The second element in the unhidden pseudo-deshbakti agenda was a promise to show the minorities their place. The call for a national debate on `conversion', the burning of the Staines, the elevation of Dara Singh into a cult figure, the incessant chanting of the ISI menace, etc. were all intended to brow-beat the minorities, even while proclaiming to have put the `contentious' issues on the back-burner. Unfortunately this project too got botched up because of a vigilant opposition and a vigilant media, who refused to be taken in by the wonderful jugalbandhi between the hardliner, fundamentalist RSS and the softliner and moderate Mr. Vajpayee. What must have come as a great disappointment to the BJP deshbhakt was that a presumably nationalist dispensation in New Delhi was unwilling to stand up to the foreign investors and foreign Governments who found distasteful all these verbal and physical assaults on the minorities and their autonomous space.

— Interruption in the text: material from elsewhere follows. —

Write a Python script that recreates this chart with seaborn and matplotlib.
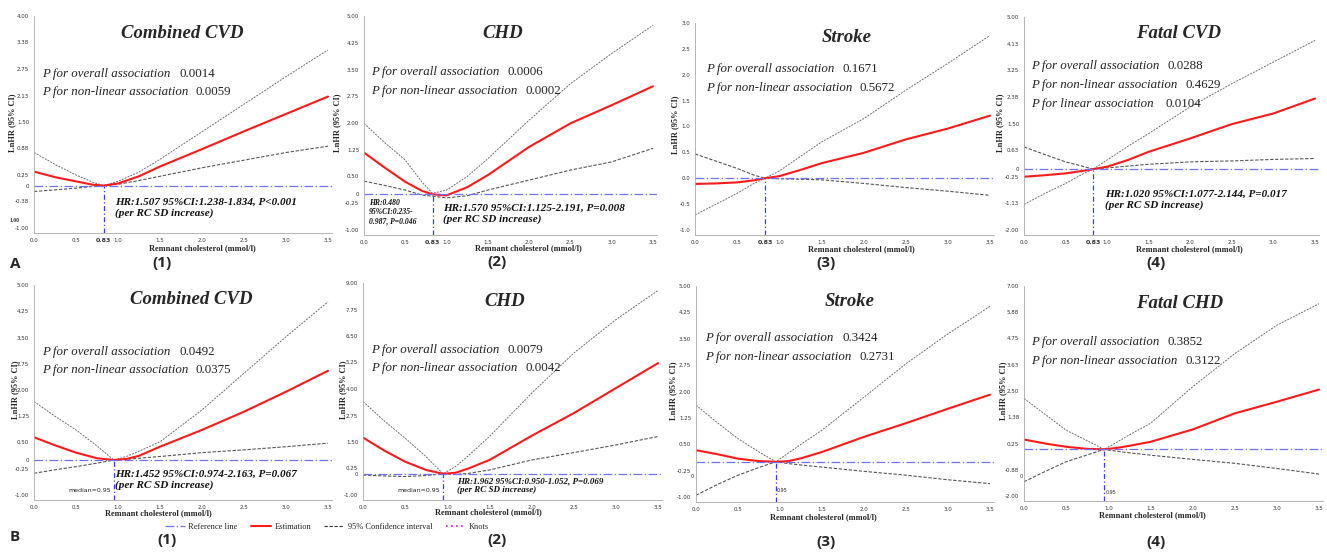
import numpy as np
import pandas as pd
import matplotlib
matplotlib.use("Agg")
import matplotlib.pyplot as plt
from matplotlib.lines import Line2D
import seaborn as sns

# ---------------- data ----------------
xa = [0.0, 0.25, 0.5, 0.7, 0.83, 1.0, 1.25, 1.5, 2.0, 2.5, 3.0, 3.5]
xb = [0.0, 0.25, 0.5, 0.75, 0.95, 1.1, 1.25, 1.5, 2.0, 2.5, 3.0, 3.5]

a1_est = [0.33, 0.20, 0.10, 0.02, 0.0, 0.05, 0.22, 0.45, 0.86, 1.28, 1.69, 2.10]
a1_up = [0.78, 0.50, 0.25, 0.08, 0.0, 0.10, 0.32, 0.62, 1.27, 1.92, 2.57, 3.20]
a1_lo = [-0.14, -0.10, -0.06, -0.02, 0.0, 0.03, 0.12, 0.22, 0.42, 0.60, 0.78, 0.93]

a2_est = [1.17, 0.75, 0.35, 0.10, 0.0, -0.03, 0.20, 0.54, 1.33, 1.99, 2.50, 3.03]
a2_up = [1.99, 1.45, 0.96, 0.35, 0.03, 0.12, 0.50, 1.00, 2.08, 3.10, 3.95, 4.74]
a2_lo = [0.37, 0.25, 0.12, -0.02, -0.05, -0.10, -0.04, 0.12, 0.40, 0.68, 0.91, 1.29]

a3_est = [-0.11, -0.10, -0.08, -0.04, 0.0, 0.04, 0.16, 0.29, 0.49, 0.75, 0.96, 1.21]
a3_up = [-0.71, -0.50, -0.29, -0.10, 0.0, 0.14, 0.42, 0.70, 1.15, 1.70, 2.22, 2.76]
a3_lo = [0.47, 0.33, 0.19, 0.06, 0.0, -0.01, -0.02, -0.03, -0.10, -0.18, -0.25, -0.33]

a4_est = [-0.25, -0.20, -0.14, -0.06, 0.0, 0.08, 0.30, 0.57, 1.01, 1.48, 1.83, 2.32]
a4_up = [-1.16, -0.80, -0.47, -0.17, 0.0, 0.30, 0.75, 1.17, 2.05, 2.81, 3.52, 4.23]
a4_lo = [0.73, 0.48, 0.24, 0.10, 0.0, 0.04, 0.10, 0.16, 0.24, 0.27, 0.32, 0.35]

b1_est = [0.65, 0.42, 0.21, 0.05, 0.0, 0.03, 0.12, 0.38, 0.86, 1.38, 1.95, 2.55]
b1_up = [1.67, 1.25, 0.86, 0.40, 0.0, 0.10, 0.25, 0.52, 1.43, 2.48, 3.52, 4.52]
b1_lo = [-0.38, -0.28, -0.19, -0.09, 0.0, 0.02, 0.05, 0.10, 0.21, 0.29, 0.38, 0.48]

b2_est = [1.71, 1.10, 0.57, 0.18, 0.0, 0.05, 0.25, 0.65, 1.79, 2.86, 4.04, 5.22]
b2_up = [3.41, 2.50, 1.68, 0.80, 0.0, 0.35, 0.85, 1.76, 3.80, 5.69, 7.27, 8.65]
b2_lo = [-0.06, -0.10, -0.13, -0.08, 0.0, -0.03, 0.02, 0.18, 0.65, 1.00, 1.36, 1.76]

b3_est = [0.33, 0.22, 0.09, 0.02, 0.0, 0.02, 0.10, 0.28, 0.71, 1.10, 1.51, 1.91]
b3_up = [1.61, 1.12, 0.66, 0.28, 0.0, 0.25, 0.50, 0.90, 1.84, 2.79, 3.64, 4.42]
b3_lo = [-0.95, -0.65, -0.38, -0.16, 0.0, -0.05, -0.09, -0.15, -0.27, -0.38, -0.51, -0.62]

b4_est = [0.42, 0.25, 0.11, 0.02, 0.0, 0.06, 0.15, 0.32, 0.85, 1.54, 2.04, 2.56]
b4_up = [2.18, 1.50, 0.82, 0.37, 0.0, 0.30, 0.62, 1.11, 2.68, 4.10, 5.32, 6.24]
b4_lo = [-1.39, -0.95, -0.53, -0.24, 0.0, -0.08, -0.15, -0.25, -0.43, -0.60, -0.82, -1.06]

titles = ["Combined CVD", "CHD", "Stroke", "Fatal CVD",
          "Combined CVD", "CHD", "Stroke", "Fatal CHD"]
y_ranges = [(-1.0, 4.0), (-1.0, 5.0), (-1.0, 3.0), (-2.0, 5.0),
            (-1.0, 5.0), (-1.0, 9.0), (-1.0, 5.0), (-2.0, 7.0)]
y_decimals = [2, 2, 1, 2, 2, 2, 2, 2]
x_ticks = [0.0, 0.5, 1.0, 1.5, 2.0, 2.5, 3.0, 3.5]
p_labels = [
    [("P for overall association", "0.0014"), ("P for non-linear association", "0.0059")],
    [("P for overall association", "0.0006"), ("P for non-linear association", "0.0002")],
    [("P for overall association", "0.1671"), ("P for non-linear association", "0.5672")],
    [("P for overall association", "0.0288"), ("P for non-linear association", "0.4629"),
     ("P for linear association", "0.0104")],
    [("P for overall association", "0.0492"), ("P for non-linear association", "0.0375")],
    [("P for overall association", "0.0079"), ("P for non-linear association", "0.0042")],
    [("P for overall association", "0.3424"), ("P for non-linear association", "0.2731")],
    [("P for overall association", "0.3852"), ("P for non-linear association", "0.3122")],
]
hr_texts = [
    "HR:1.507 95%CI:1.238-1.834, P<0.001\n(per RC SD increase)",
    "HR:1.570 95%CI:1.125-2.191, P=0.008\n(per RC SD increase)",
    None,
    "HR:1.020 95%CI:1.077-2.144, P=0.017\n(per RC SD increase)",
    "HR:1.452 95%CI:0.974-2.163, P=0.067\n(per RC SD increase)",
    "HR:1.962 95%CI:0.950-1.052, P=0.069\n(per RC SD increase)",
    None,
    None,
]
sub_labels = ["(1)", "(2)", "(3)", "(4)", "(1)", "(2)", "(3)", "(4)"]

series = [
    (xa, a1_est, a1_up, a1_lo, 0.83), (xa, a2_est, a2_up, a2_lo, 0.83),
    (xa, a3_est, a3_up, a3_lo, 0.83), (xa, a4_est, a4_up, a4_lo, 0.83),
    (xb, b1_est, b1_up, b1_lo, 0.95), (xb, b2_est, b2_up, b2_lo, 0.95),
    (xb, b3_est, b3_up, b3_lo, 0.95), (xb, b4_est, b4_up, b4_lo, 0.95),
]

# ---------------- layout (pixels) ----------------
W, H = 1327, 552
# x=0 px, x=3.5 px, ymax px, ymin px
geo = [(34, 328, 16, 228), (364, 653, 16, 230), (695, 990, 23, 230), (1024, 1315, 17, 230),
       (34, 328, 285, 495), (363, 658, 283, 495), (696, 990, 286, 497), (1024, 1319, 286, 496)]

sns.set_style("white")
plt.rcParams["font.family"] = ["Liberation Serif", "DejaVu Serif"]

fig = plt.figure(figsize=(W / 100, H / 100), dpi=100)


def ftext(xp, yp, s, **kw):
    fig.text(xp / W, 1 - yp / H, s, **kw)


def fmt_half_up(v, nd):
    s = 1 if v >= 0 else -1
    r = s * np.floor(abs(v) * 10 ** nd + 0.5) / 10 ** nd
    return ("%%.%df" % nd) % r


RED = "#ff1a1a"
GREY = "#6e6e6e"
BLUE = "#7070ff"

XMAX = 3.55
for i in range(8):
    x0, x35, yt, yb = geo[i]
    ymin, ymax = y_ranges[i]
    yr = ymax - ymin
    ylo = ymin - 0.025 * yr
    ppx = (x35 - x0) / 3.5
    ppy = (yb - yt) / yr
    left = x0
    right = x0 + XMAX * ppx
    top = yt
    bottom = yb + (ymin - ylo) * ppy
    ax = fig.add_axes([left / W, 1 - bottom / H, (right - left) / W, (bottom - top) / H])
    xs, est, up, lo, ref = series[i]
    df = pd.DataFrame({"x": xs, "est": est, "up": up, "lo": lo})
    sns.lineplot(data=df, x="x", y="up", ax=ax, color=GREY, lw=0.7, linestyle=(0, (2, 1.2)))
    sns.lineplot(data=df, x="x", y="lo", ax=ax, color="#555555", lw=0.8, linestyle=(0, (3, 1.5)))
    sns.lineplot(data=df, x="x", y="est", ax=ax, color=RED, lw=1.5)
    ax.axhline(0, color=BLUE, lw=0.9, linestyle=(0, (7, 2, 1, 2)))
    ax.plot([ref, ref], [ylo, 0], color="#3b3bff", lw=0.9, linestyle=(0, (4, 2, 1, 2)))
    ax.set_xlim(0, XMAX)
    ax.set_ylim(ylo, ymax)
    yt_vals = list(np.linspace(ymin, ymax, 9))
    ylabels = [fmt_half_up(v, y_decimals[i]) for v in yt_vals]
    if i not in (2, 6, 7):
        yt_vals.append(0.0)
        ylabels.append("0")
    ax.set_yticks(yt_vals)
    ax.set_yticklabels(ylabels)
    if i < 4:
        xt = x_ticks + [0.83]
        xl = ["%.1f" % v for v in x_ticks] + ["0.83"]
    else:
        xt = x_ticks
        xl = ["%.1f" % v for v in x_ticks]
    ax.set_xticks(xt)
    ax.set_xticklabels(xl)
    ax.tick_params(axis="both", labelsize=4, colors="#333333", length=2, width=0.5, pad=1.5,
                   direction="out")
    for lab in ax.get_xticklabels() + ax.get_yticklabels():
        lab.set_family(["DejaVu Sans"])
    if i < 4:
        ax.get_xticklabels()[-1].set_fontweight("bold")
        ax.get_xticklabels()[-1].set_fontsize(4.5)
    ax.tick_params(axis="both", color="#999999")
    for s in ["top", "right"]:
        ax.spines[s].set_visible(False)
    for s in ["left", "bottom"]:
        ax.spines[s].set_color("#aaaaaa")
        ax.spines[s].set_linewidth(0.6)
    ax.set_xlabel("")
    ax.set_ylabel("")
    ax.set_facecolor("white")

# titles
title_pos = [(182, 33), (503, 33), (847, 38), (1179, 33), (191, 300), (505, 302), (850, 302), (1180, 303)]
for (xp, yp), t in zip(title_pos, titles):
    ftext(xp, yp, t, ha="center", va="center", fontsize=13.5, fontweight="bold", fontstyle="italic")

# P texts: (left x, [y per line], [number x per line])
p_pos = [
    (42, [74, 92], [179, 196]),
    (371, [72, 91], [507, 525]),
    (706, [69, 88], [842, 860]),
    (1031, [66, 85, 104], [1167, 1185, 1165]),
    (42, [352, 370], [179, 196]),
    (371, [350, 368], [507, 525]),
    (705, [338, 357], [842, 860]),
    (1031, [342, 361], [1167, 1185]),
]
for i, (xl_, ys, nxs) in enumerate(p_pos):
    for j, (lab, num) in enumerate(p_labels[i]):
        ftext(xl_, ys[j], lab, ha="left", va="center", fontsize=9.3, fontstyle="italic", color="#222222")
        ftext(nxs[j], ys[j], num, ha="left", va="center", fontsize=9.3, color="#222222")

# HR texts
hr_pos = [(115, 208, 8), (443, 214, 8), None, (1105, 200, 8), (115, 480, 8), (457, 486, 6.5), None, None]
for i, t in enumerate(hr_texts):
    if t is None:
        continue
    xp, yp, fs = hr_pos[i]
    ftext(xp, yp, t, ha="left", va="center", fontsize=fs, fontweight="bold", fontstyle="italic",
          linespacing=1.15, color="#111111")
ftext(369, 212, "HR:0.480\n95%CI:0.235-\n0.987, P=0.046", ha="left", va="center", fontsize=5.5,
      fontweight="bold", fontstyle="italic", linespacing=1.2, color="#111111")
ftext(15, 220, "1.00", ha="center", va="center", fontsize=4, fontweight="bold")

# median labels
ftext(111, 491, "median=0.95", ha="right", va="center", fontsize=4.5, family=["DejaVu Sans"])
ftext(440, 491, "median=0.95", ha="right", va="center", fontsize=4.5, family=["DejaVu Sans"])
ftext(777, 490, "0.95", ha="left", va="center", fontsize=3.5, family=["DejaVu Sans"])
ftext(1106, 492, "0.95", ha="left", va="center", fontsize=3.5, family=["DejaVu Sans"])
ftext(692, 476, "0", ha="center", va="center", fontsize=3.5, family=["DejaVu Sans"])
ftext(1021, 477, "0", ha="center", va="center", fontsize=3.5, family=["DejaVu Sans"])

# axis labels
ylab_pos = [(12, 123), (337, 123), (675, 125), (1000, 123), (15, 390), (343, 390), (673, 391), (1003, 391)]
xlab_pos = [(202, 248), (528, 248), (861, 249), (1189, 249), (158, 513), (488, 512), (823, 517), (1152, 515)]
for (xp, yp) in ylab_pos:
    ftext(xp, yp, "LnHR (95% CI)", ha="center", va="center", rotation=90, fontsize=6, fontweight="bold")
for (xp, yp) in xlab_pos:
    ftext(xp, yp, "Remnant cholesterol (mmol/l)", ha="center", va="center", fontsize=6, fontweight="bold")

# sub labels
sub_pos = [(162, 263), (497, 262), (826, 263), (1156, 263), (167, 540), (497, 540), (826, 542), (1156, 542)]
for (xp, yp), s in zip(sub_pos, sub_labels):
    ftext(xp, yp, s, ha="center", va="center", fontsize=11, fontweight="bold", family=["Open Sans", "DejaVu Sans"])
ftext(15, 264, "A", ha="center", va="center", fontsize=11, fontweight="bold", family=["Open Sans", "DejaVu Sans"])
ftext(15, 537, "B", ha="center", va="center", fontsize=11, fontweight="bold", family=["Open Sans", "DejaVu Sans"])

# legend
handles = [
    Line2D([], [], color=BLUE, lw=0.9, linestyle=(0, (7, 2, 1, 2))),
    Line2D([], [], color=RED, lw=1.5),
    Line2D([], [], color="#333333", lw=0.8, linestyle=(0, (3, 1.5))),
    Line2D([], [], color="#ff00ff", lw=1.2, linestyle=(0, (1, 2))),
]
labels = ["Reference line", "Estimation", "95% Confidence interval", "Knots"]
fig.legend(handles, labels, loc="center", bbox_to_anchor=(327 / W, 1 - 527 / H), ncol=4,
           frameon=False, fontsize=6, handlelength=2.4, handletextpad=0.4, columnspacing=1.6)

fig.savefig("out.png", dpi=100, facecolor="white")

And, the third element was that in a regime of blue-blooded deshbhakts, India would stand up to the outsiders be it in matters economic or strategic. The BJP cadres' came to internalise the contention that non-BJP Governments and leaders suffered from deshbhakti deficiency. And what is the two-year-old record? The Prime Minister and his Foreign Minister are never tired of patting themselves on the back for bringing the country into the Americans' good books; but the BJP cadres cannot be faulted for hearing a minatory tone when Washington talks down to New Delhi. For the first time the Federal Bureau of Investigation has set up shop in India; had a non-BJP regime succumbed to a step of this kind, Mr. L. K. Advani would have gone into overdrive, loudly protesting the `insult' to India's national honour and sovereignty.

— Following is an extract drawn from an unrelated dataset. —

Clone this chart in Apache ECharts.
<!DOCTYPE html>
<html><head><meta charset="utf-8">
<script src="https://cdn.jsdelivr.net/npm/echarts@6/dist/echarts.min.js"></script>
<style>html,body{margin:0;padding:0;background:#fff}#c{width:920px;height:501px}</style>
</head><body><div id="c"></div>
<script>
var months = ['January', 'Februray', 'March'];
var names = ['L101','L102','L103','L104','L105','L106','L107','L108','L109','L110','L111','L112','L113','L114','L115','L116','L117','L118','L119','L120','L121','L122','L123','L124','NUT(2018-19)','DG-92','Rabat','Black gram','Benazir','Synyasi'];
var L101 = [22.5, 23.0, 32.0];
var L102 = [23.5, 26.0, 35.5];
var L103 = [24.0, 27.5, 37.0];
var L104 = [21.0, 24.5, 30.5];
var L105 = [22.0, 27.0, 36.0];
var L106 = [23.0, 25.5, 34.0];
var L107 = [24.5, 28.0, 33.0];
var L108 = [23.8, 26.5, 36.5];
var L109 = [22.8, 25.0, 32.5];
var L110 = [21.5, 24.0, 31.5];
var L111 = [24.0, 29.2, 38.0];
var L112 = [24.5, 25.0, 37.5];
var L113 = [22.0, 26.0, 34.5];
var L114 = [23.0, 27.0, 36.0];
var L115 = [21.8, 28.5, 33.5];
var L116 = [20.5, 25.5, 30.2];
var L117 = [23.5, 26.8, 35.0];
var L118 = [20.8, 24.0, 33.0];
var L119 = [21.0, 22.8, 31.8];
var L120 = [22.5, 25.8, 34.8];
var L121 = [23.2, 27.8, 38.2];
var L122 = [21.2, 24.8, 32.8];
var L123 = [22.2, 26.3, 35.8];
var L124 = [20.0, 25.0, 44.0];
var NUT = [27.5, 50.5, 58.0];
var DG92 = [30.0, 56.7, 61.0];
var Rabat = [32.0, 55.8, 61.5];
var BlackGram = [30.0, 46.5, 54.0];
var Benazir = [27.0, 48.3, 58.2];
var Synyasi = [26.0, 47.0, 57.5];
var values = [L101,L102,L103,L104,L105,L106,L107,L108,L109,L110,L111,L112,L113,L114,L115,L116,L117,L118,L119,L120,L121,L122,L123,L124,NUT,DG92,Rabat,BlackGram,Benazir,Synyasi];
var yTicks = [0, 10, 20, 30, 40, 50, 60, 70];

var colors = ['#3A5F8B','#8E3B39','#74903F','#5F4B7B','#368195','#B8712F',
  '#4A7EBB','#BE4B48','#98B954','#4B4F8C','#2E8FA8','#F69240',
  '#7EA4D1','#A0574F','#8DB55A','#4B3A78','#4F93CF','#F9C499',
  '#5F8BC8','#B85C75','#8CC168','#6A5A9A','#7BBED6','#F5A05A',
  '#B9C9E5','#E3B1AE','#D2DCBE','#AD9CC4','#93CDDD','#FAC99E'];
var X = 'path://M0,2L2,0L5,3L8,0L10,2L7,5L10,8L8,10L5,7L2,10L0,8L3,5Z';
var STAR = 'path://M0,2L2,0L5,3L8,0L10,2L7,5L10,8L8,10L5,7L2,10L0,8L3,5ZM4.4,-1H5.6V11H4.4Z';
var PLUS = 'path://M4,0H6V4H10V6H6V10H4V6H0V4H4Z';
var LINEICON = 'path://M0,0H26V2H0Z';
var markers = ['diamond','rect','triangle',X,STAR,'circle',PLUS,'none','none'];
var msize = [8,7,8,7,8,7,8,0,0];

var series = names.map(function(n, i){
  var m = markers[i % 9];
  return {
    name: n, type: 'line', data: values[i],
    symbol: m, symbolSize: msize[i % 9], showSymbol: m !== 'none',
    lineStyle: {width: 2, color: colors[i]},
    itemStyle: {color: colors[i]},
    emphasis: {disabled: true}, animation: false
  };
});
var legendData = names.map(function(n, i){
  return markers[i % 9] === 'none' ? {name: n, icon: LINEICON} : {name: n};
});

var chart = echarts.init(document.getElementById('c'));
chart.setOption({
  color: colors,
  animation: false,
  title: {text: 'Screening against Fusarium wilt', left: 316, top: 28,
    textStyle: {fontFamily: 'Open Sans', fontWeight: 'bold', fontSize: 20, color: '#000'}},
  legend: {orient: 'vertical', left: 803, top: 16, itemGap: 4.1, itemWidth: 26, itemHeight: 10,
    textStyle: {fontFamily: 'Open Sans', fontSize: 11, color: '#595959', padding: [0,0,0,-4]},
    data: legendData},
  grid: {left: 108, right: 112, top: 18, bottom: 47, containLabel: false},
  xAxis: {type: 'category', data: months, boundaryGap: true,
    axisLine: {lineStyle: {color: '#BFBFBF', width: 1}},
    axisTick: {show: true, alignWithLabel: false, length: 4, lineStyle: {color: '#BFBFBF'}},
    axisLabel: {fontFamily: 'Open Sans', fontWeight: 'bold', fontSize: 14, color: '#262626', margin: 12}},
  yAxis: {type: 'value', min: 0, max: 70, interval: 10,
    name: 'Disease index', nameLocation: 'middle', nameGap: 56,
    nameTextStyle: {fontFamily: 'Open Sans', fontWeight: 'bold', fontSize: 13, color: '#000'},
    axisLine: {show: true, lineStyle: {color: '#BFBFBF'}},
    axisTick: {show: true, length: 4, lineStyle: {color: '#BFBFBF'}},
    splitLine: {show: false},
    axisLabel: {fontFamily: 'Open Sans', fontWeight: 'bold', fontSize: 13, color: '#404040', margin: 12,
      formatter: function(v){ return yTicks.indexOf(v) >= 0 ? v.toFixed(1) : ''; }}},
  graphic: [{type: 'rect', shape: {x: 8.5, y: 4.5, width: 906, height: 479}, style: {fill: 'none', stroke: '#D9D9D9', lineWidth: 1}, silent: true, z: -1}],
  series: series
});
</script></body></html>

Consequences of these corrosive compromises on the strategic front are not immediately visible, but the result of the `selling' of the nation's interests in the economic field are all too apparent; in fact, in black and white, as pointed out by Mr. Khurana. More than the BJP's nationalist cadres, it must be corporate interests who must be feeling most let down by the Vajpayee regime. After all, in document after document the BJP had argued: ``Liberalisation/globalisation is only a means to an end, the end being the establishment of Indian companies and Indian brands in the world market, not simply the establishment of foreign companies and multinationals in India along with their brands, at the cost of our own brands.'' It was this promise of a deshbhakt regime providing protection to the Indian brands that prompted the Rahul Bajajs and the Ratan Tatas to bankroll the `Vajpayee: Man India Awaits' project. And now when Mr. Khurana accuses the Government of giving in to the American pressure in this matter of removing quantitative restrictions(QRs), the pseudo-deshbhakts reply - through the nameless Commerce Ministry - that they are merely carrying out sincerely and faithfully the agreements entered into by the previous Governments.

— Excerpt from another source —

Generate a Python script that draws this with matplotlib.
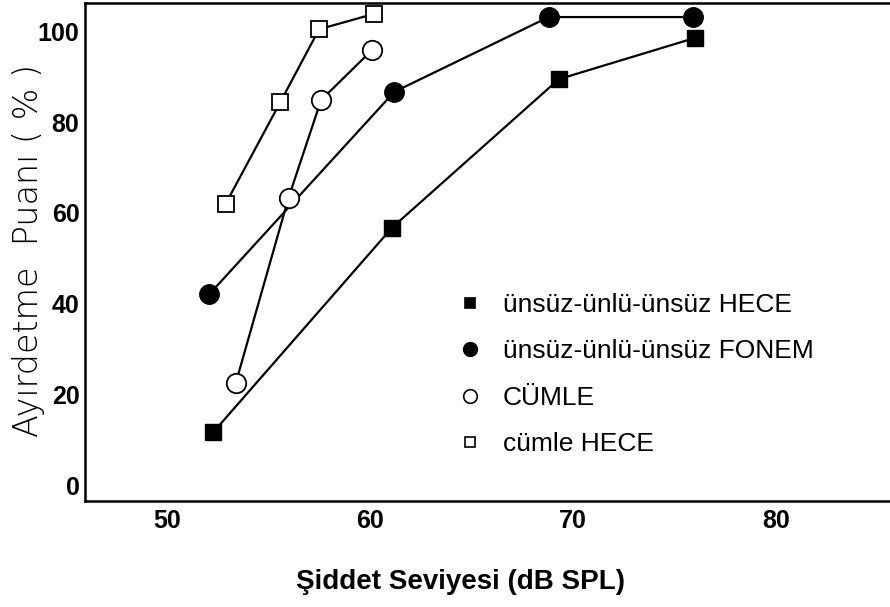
import matplotlib
matplotlib.use("Agg")
import matplotlib.pyplot as plt

# Veriler (grafikten okunan yaklaşık değerler)
hece_x = [52.3, 61.1, 69.3, 76.0]
hece_y = [11.7, 56.8, 89.5, 98.6]

fonem_x = [52.1, 61.2, 68.8, 75.9]
fonem_y = [42.1, 86.7, 103.2, 103.2]

cumle_x = [53.4, 56.0, 57.6, 60.1]
cumle_y = [22.5, 63.4, 84.9, 95.9]

cumle_hece_x = [52.9, 55.6, 57.5, 60.2]
cumle_hece_y = [62.0, 84.5, 100.5, 103.9]

labels = ["ünsüz-ünlü-ünsüz HECE", "ünsüz-ünlü-ünsüz FONEM", "CÜMLE", "cümle HECE"]
x_ticks = [50, 60, 70, 80]
y_ticks = [0, 20, 40, 60, 80, 100]

plt.rcParams["font.family"] = ["Liberation Sans", "DejaVu Sans"]

W, H = 890, 607
fig = plt.figure(figsize=(W / 100, H / 100), dpi=100)
ax = fig.add_axes([85 / W, (H - 501) / H, (W - 85) / W, (501 - 3) / H])

lw = 1.6
ax.plot(hece_x, hece_y, "-", color="black", lw=lw, marker="s", ms=11,
        mfc="black", mec="black", label=labels[0])
ax.plot(fonem_x, fonem_y, "-", color="black", lw=lw, marker="o", ms=14,
        mfc="black", mec="black", label=labels[1])
ax.plot(cumle_x, cumle_y, "-", color="black", lw=lw, marker="o", ms=14,
        mfc="white", mec="black", mew=1.3, label=labels[2])
ax.plot(cumle_hece_x, cumle_hece_y, "-", color="black", lw=lw, marker="s", ms=11,
        mfc="white", mec="black", mew=1.3, label=labels[3])

ax.set_xlim(45.98, 85.6)
ax.set_ylim(-3.5, 106.3)
ax.set_xticks(x_ticks)
ax.set_yticks(y_ticks)
ax.tick_params(axis="both", length=0, labelsize=18)
ax.tick_params(axis="x", pad=6)
ax.tick_params(axis="y", pad=4)
for t in ax.get_xticklabels() + ax.get_yticklabels():
    t.set_fontweight("bold")

ax.spines["right"].set_visible(False)
for s in ["left", "top", "bottom"]:
    ax.spines[s].set_linewidth(1.8)

# Lejant: yalnızca işaretler, çizgisiz
handles, _ = ax.get_legend_handles_labels()
leg_handles = []
for h in handles:
    hh = plt.Line2D([], [], linestyle="none", marker=h.get_marker(),
                    markersize=h.get_markersize() * 0.7,
                    markerfacecolor=h.get_markerfacecolor(),
                    markeredgecolor="black", markeredgewidth=1.2)
    leg_handles.append(hh)
ax.legend(leg_handles, labels, loc="upper left",
          bbox_to_anchor=(459 / W, 1 - 293 / H), bbox_transform=fig.transFigure,
          frameon=False, fontsize=19, handlelength=0.8, handletextpad=0.85,
          labelspacing=0.85, borderpad=0, borderaxespad=0)

fig.text(460 / W, 1 - 582 / H, "Şiddet Seviyesi (dB SPL)", ha="center", va="center",
         fontsize=20, fontweight="bold")
fig.text(29 / W, 1 - 250 / H, "Ayırdetme  Puanı ( % )", ha="center", va="center",
         rotation=90, fontsize=24, family=["DejaVu Sans"], fontweight="light")

fig.savefig("out.png", dpi=100)
plt.close(fig)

Mr. Khurana had to be demonstratively muzzled because he was about to cry that the emperor was indeed without his nationalist clothes. Serious students of Government have known all along that slogans of deshbhakti are no substitute for administrative competence, ethical leadership and political imagination. The BJP establishment is naturally uncomfortable at any outbreak of dissonance. What is more, it is taking a leaf out of the Congress book: a soft personality cult, discouragement of any open debate, prime ministerial superiority over the organisational wing, etc. Mr. Khurana may or may not persist in his `dissidence' but the BJP's nationalist constituency cannot be blamed for feeling cheated at the hands of the pseudo-deshbhakts.